I would DEFINE Oslo as negotiations with Arafat and his gang.
Otherwise, the conditions of the agreement are similar to what Begin offered in Camp David. Remember, Oslo never promised the Palestinians a state. The Camp David accords went nowhere because Arafat rejected them as insufficient and threatened to kill any Palestinian leader who publicly accepted them.

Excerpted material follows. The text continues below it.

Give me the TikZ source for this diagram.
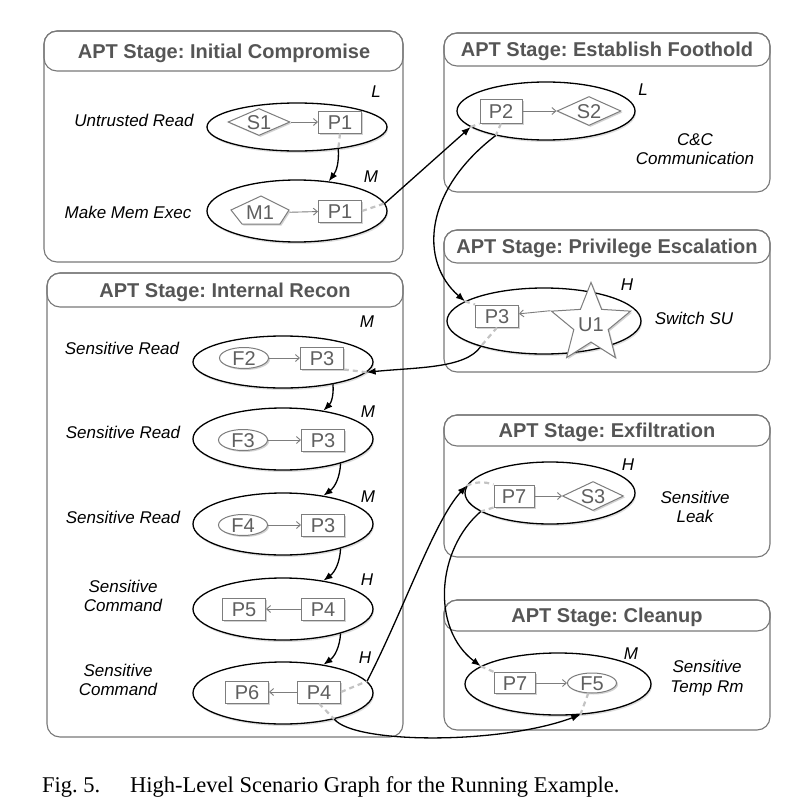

That ended negotiations for a decade, until Rabin accepted Arafat as a negotiating partner.
So while it seems true that Oslo would have succeeded with better Palestinian leadership, with all due respect, that doesn't seem like a very meaningful statement.

"No responsible western government ought to have been prepared to live with the uncertainty of whether a bellicose and irrational tyrant might pass weapons of genocide to terrorist groups."

The most perfect summary of the case for war.

There is, I think, a plausible variant of the Parris case to be made: muslims believe they should be ruled by a Caliph (successor to Mohammed) and islam places no limits on the power of the Caliph. Hence, arbitrary authority becomes inevitable. The fact that any mullah can put himself forward as a candidate for the role of Caliph and press his claim by force makes revolution and coup the standard methods of transferring power. In Turkey, the army preserves a secular state; perhaps that is the best solution for Iraq.

"When contending with opposing forces that can only aptly be termed terrorists – those that hid among civilians in order to forestall effective counterinsurgency – British and American troops displayed an exemplary regard for the principle of non-combatant immunity. By doing so, they deliberately put themselves in greater danger in order to minimise the risk of civilian casualties. That was noble and selfless, as well as politically prudent, and I doubt that I should have been able to display such qualities so munificently had I been in the same position."

I'm aware that the opening sentence is temporising ("When" exactly?), but it is surely possible to ask a mild question: how can the stated policy of "Shock and Awe" be reconciled with the above paragraph?